Count, in the entries below, the lines in which "chart" occurs. Give the number, nothing more.
** BEGIN **
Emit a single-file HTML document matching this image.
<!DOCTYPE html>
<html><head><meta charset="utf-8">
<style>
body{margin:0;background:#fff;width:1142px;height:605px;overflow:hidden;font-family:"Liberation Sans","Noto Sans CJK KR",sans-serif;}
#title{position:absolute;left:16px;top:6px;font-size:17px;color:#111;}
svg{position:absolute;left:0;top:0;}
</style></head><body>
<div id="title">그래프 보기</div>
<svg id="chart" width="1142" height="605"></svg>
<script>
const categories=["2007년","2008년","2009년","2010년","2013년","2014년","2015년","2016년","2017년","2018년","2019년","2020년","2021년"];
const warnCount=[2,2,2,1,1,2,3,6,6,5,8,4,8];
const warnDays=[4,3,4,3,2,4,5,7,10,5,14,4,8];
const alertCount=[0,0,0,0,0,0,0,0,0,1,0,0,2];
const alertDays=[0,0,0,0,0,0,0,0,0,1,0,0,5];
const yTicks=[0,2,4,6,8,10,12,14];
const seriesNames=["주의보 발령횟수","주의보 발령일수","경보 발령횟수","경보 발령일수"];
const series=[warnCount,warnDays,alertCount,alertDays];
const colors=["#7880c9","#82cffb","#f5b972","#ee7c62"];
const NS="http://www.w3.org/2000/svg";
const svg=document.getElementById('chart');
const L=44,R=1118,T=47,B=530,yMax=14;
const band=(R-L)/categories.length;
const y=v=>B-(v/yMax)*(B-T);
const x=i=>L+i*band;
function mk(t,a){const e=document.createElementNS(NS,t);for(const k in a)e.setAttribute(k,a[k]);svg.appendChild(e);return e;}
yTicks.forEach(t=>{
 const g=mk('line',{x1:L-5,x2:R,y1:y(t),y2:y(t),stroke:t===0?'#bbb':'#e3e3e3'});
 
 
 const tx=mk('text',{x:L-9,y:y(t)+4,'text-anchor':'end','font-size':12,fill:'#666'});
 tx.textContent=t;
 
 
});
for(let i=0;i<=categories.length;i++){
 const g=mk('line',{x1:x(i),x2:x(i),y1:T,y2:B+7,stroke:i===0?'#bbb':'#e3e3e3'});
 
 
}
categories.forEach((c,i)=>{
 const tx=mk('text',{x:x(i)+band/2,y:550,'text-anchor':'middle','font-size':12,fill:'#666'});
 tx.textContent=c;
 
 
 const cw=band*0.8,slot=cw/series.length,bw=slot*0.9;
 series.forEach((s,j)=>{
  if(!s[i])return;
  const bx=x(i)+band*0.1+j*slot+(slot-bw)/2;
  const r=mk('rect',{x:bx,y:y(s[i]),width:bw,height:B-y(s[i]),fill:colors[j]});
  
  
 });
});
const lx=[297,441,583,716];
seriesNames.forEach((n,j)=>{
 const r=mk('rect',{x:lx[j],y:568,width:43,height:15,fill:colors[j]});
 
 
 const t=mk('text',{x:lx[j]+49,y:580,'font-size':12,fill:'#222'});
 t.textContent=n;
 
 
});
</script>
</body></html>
** END **
** BEGIN **
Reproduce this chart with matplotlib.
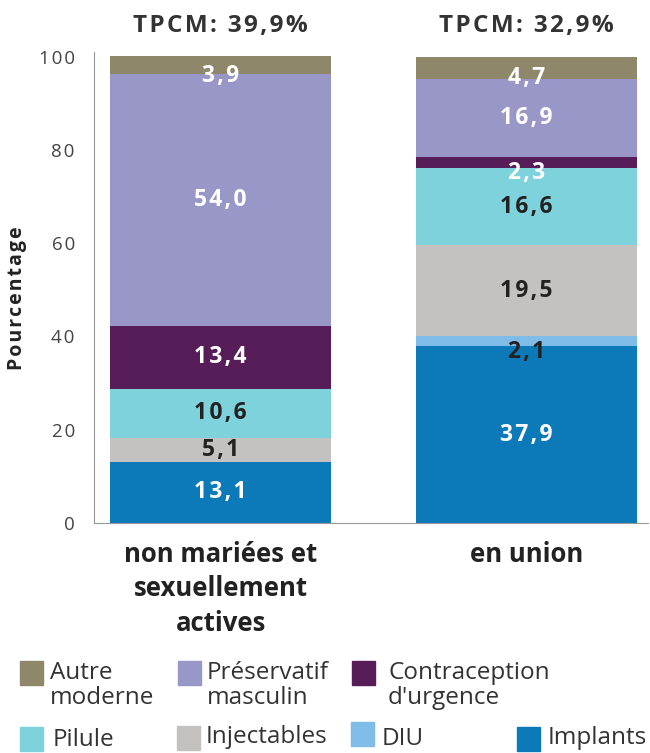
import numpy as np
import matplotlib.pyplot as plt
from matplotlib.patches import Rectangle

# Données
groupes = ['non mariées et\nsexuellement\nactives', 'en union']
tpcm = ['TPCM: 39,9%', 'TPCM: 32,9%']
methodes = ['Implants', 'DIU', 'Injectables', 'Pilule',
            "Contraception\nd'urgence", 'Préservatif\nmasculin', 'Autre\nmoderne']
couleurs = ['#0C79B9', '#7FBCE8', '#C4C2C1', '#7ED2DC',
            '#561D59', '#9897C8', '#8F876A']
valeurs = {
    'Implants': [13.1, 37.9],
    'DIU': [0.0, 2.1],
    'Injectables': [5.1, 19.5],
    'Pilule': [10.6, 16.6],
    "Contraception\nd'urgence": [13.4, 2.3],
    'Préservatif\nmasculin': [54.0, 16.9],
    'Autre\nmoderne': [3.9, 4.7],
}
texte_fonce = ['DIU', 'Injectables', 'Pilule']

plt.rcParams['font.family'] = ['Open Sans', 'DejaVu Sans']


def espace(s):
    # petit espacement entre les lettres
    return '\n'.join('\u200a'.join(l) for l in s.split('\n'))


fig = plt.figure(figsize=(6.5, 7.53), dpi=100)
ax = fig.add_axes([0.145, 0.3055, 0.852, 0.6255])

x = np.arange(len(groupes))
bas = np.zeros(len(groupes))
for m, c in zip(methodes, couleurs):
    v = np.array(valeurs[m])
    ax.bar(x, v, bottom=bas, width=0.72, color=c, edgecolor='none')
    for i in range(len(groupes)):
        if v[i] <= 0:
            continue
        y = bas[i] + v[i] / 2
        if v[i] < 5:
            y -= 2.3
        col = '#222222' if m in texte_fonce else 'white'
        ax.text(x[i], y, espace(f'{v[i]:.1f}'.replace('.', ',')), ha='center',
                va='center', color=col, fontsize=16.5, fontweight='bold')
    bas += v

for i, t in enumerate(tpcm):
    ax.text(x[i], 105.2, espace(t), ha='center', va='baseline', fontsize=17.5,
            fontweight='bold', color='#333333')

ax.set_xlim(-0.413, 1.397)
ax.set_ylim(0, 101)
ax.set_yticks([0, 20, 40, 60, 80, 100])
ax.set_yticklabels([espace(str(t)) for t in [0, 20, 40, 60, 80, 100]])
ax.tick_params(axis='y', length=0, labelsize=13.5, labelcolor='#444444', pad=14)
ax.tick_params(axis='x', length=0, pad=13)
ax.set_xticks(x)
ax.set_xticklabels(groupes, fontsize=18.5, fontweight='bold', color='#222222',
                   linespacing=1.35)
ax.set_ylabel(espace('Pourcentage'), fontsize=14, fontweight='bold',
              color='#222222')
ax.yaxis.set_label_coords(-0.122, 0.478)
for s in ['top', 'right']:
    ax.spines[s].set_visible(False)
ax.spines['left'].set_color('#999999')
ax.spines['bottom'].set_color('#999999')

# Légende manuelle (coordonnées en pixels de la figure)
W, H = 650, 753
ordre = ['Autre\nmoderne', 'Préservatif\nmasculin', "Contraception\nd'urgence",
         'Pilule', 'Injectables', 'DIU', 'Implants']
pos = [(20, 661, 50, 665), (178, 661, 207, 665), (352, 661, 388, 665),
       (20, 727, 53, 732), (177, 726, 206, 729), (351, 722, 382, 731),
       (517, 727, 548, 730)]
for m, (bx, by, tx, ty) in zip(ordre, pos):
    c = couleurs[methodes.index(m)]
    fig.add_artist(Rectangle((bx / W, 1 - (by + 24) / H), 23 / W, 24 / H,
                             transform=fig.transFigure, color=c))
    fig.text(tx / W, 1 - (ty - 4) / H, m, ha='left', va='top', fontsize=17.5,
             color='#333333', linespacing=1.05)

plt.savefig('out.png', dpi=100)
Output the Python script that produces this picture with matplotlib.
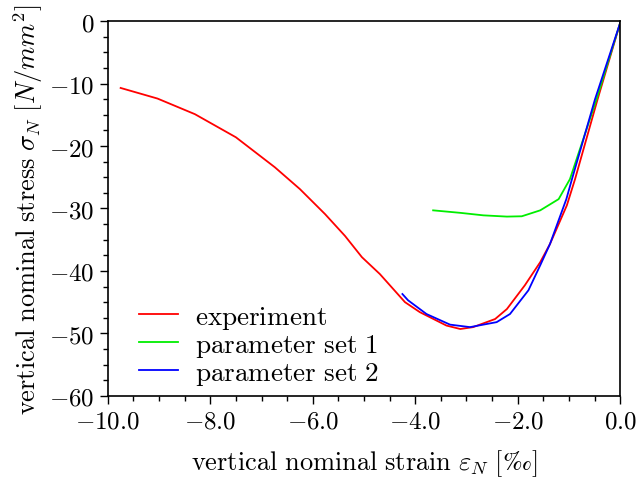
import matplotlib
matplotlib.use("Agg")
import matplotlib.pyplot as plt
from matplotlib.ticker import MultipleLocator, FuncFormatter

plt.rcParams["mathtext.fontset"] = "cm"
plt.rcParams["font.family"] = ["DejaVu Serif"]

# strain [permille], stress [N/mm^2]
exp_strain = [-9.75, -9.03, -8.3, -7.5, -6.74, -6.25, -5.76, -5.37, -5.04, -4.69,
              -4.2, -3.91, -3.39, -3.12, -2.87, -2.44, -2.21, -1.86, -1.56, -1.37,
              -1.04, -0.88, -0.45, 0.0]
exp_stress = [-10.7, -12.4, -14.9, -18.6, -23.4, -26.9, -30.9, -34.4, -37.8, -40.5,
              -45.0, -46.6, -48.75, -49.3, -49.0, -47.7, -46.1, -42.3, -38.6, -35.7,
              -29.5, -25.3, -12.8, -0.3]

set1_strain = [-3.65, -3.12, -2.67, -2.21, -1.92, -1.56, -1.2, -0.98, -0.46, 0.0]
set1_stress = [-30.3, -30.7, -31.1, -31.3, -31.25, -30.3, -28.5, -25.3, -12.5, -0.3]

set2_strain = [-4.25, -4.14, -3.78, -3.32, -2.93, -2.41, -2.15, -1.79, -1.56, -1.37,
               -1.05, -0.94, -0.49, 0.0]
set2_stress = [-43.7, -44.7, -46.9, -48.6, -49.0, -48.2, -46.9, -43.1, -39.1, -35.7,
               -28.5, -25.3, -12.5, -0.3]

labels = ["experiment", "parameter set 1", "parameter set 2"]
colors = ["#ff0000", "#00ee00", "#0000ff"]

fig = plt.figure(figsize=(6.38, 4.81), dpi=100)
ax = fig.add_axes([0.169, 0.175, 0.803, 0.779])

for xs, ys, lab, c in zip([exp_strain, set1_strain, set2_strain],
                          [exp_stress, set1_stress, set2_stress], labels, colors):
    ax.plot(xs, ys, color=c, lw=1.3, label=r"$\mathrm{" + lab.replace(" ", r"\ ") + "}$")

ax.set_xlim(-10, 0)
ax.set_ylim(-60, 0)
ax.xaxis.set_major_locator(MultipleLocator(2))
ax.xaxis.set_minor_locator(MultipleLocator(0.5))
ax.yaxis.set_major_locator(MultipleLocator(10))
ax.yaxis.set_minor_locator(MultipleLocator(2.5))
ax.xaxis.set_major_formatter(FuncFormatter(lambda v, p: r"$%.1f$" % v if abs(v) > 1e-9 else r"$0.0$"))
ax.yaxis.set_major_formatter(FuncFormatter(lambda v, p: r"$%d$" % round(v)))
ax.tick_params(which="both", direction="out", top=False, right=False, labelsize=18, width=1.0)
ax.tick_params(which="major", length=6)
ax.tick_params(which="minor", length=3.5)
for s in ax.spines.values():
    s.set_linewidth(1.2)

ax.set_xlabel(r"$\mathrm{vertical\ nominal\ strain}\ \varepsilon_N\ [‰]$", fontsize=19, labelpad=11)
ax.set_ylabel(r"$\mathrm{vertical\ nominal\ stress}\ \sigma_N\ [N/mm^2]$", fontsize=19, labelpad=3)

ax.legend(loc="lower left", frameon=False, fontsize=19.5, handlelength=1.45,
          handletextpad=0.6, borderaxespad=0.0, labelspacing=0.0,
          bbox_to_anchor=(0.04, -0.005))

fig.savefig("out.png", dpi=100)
** END **
** BEGIN **
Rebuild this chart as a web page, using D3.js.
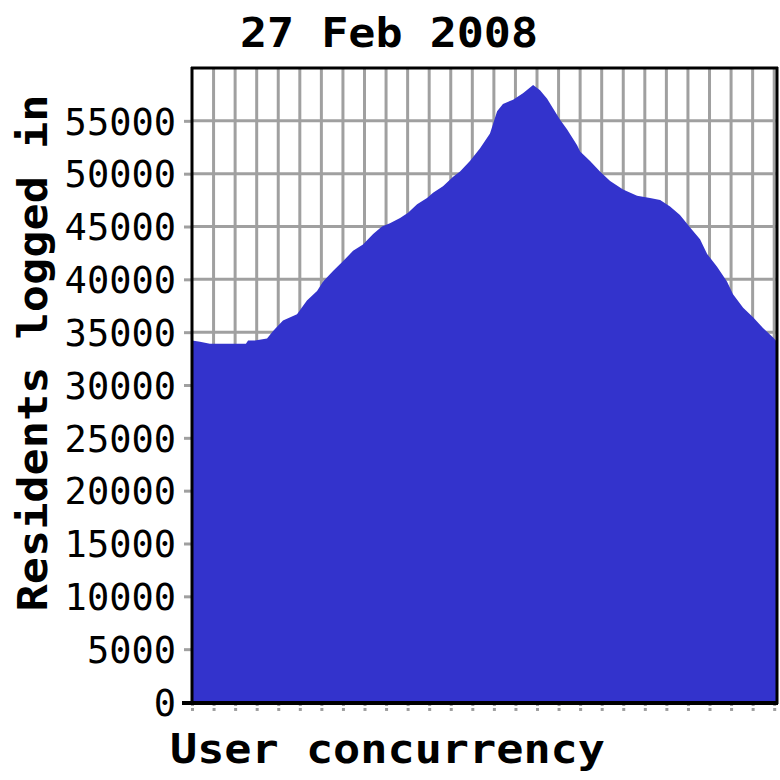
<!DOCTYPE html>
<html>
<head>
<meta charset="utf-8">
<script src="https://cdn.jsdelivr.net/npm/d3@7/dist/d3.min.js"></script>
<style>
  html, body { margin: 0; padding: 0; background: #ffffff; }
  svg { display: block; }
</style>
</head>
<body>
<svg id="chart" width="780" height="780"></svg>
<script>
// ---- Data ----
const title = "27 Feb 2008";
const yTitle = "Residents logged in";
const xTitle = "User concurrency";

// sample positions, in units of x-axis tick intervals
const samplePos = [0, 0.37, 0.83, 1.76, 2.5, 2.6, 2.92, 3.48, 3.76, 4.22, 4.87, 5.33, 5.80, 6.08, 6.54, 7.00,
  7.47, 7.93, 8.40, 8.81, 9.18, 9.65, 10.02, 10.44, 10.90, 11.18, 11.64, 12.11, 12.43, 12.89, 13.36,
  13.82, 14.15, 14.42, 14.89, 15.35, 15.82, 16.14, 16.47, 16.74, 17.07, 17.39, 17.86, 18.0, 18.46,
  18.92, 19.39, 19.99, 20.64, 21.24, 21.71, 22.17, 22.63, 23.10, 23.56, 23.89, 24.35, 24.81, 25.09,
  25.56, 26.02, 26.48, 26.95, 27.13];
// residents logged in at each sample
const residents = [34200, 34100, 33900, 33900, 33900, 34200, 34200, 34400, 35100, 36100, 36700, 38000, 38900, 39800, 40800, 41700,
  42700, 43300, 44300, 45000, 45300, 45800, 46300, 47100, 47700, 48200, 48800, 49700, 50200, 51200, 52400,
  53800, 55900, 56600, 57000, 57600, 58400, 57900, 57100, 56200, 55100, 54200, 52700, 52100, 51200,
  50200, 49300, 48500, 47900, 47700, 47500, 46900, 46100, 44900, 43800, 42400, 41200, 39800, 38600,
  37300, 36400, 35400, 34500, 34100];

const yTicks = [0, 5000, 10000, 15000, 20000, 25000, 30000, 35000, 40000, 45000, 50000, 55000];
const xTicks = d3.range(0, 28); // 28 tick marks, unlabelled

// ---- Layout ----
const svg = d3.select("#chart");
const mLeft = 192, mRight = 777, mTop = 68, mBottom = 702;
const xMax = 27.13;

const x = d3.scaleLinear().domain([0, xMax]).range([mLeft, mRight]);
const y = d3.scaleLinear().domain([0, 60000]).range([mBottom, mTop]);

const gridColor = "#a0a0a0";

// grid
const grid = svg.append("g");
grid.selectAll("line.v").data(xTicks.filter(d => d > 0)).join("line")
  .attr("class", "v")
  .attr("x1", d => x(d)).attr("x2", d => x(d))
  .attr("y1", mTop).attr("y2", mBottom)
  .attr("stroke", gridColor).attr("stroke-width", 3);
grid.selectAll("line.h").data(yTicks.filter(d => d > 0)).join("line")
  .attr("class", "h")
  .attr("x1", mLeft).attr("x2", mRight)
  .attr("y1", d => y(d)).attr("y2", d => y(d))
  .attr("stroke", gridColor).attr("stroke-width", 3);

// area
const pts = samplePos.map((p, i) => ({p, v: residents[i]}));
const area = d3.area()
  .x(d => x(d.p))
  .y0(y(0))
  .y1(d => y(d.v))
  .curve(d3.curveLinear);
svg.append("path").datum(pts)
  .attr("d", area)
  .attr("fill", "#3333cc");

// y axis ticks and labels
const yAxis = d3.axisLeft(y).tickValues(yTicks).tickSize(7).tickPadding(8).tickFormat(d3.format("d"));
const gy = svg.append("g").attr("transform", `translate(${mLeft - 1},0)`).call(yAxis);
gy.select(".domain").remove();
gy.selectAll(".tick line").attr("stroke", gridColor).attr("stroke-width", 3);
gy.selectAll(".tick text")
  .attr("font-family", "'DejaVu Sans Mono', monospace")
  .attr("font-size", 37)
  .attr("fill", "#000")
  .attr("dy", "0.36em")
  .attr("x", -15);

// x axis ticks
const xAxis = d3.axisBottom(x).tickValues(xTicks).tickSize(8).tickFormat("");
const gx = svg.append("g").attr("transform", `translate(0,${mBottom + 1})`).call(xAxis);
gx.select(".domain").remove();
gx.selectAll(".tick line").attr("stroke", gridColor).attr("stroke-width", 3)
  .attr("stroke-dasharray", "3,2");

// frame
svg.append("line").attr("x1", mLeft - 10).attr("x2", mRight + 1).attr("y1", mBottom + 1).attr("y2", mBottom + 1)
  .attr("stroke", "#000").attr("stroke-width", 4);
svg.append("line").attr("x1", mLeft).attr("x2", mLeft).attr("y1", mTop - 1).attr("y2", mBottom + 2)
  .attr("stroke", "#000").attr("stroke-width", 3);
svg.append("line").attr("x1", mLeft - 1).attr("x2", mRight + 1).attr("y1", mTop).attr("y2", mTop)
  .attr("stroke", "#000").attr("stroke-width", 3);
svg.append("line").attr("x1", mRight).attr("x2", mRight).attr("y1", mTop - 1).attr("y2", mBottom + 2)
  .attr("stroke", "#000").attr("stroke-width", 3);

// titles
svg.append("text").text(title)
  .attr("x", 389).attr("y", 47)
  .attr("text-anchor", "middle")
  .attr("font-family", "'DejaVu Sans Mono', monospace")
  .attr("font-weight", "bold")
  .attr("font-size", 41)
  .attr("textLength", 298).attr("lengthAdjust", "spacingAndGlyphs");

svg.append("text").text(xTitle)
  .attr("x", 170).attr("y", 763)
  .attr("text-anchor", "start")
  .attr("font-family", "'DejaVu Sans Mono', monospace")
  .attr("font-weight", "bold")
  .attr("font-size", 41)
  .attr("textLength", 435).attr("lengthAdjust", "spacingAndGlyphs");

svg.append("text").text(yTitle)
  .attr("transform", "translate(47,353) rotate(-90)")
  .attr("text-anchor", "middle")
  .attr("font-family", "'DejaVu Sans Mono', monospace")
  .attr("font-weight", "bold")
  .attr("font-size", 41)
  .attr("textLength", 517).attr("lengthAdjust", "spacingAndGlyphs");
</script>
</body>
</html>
** END **
**Completed task:**
6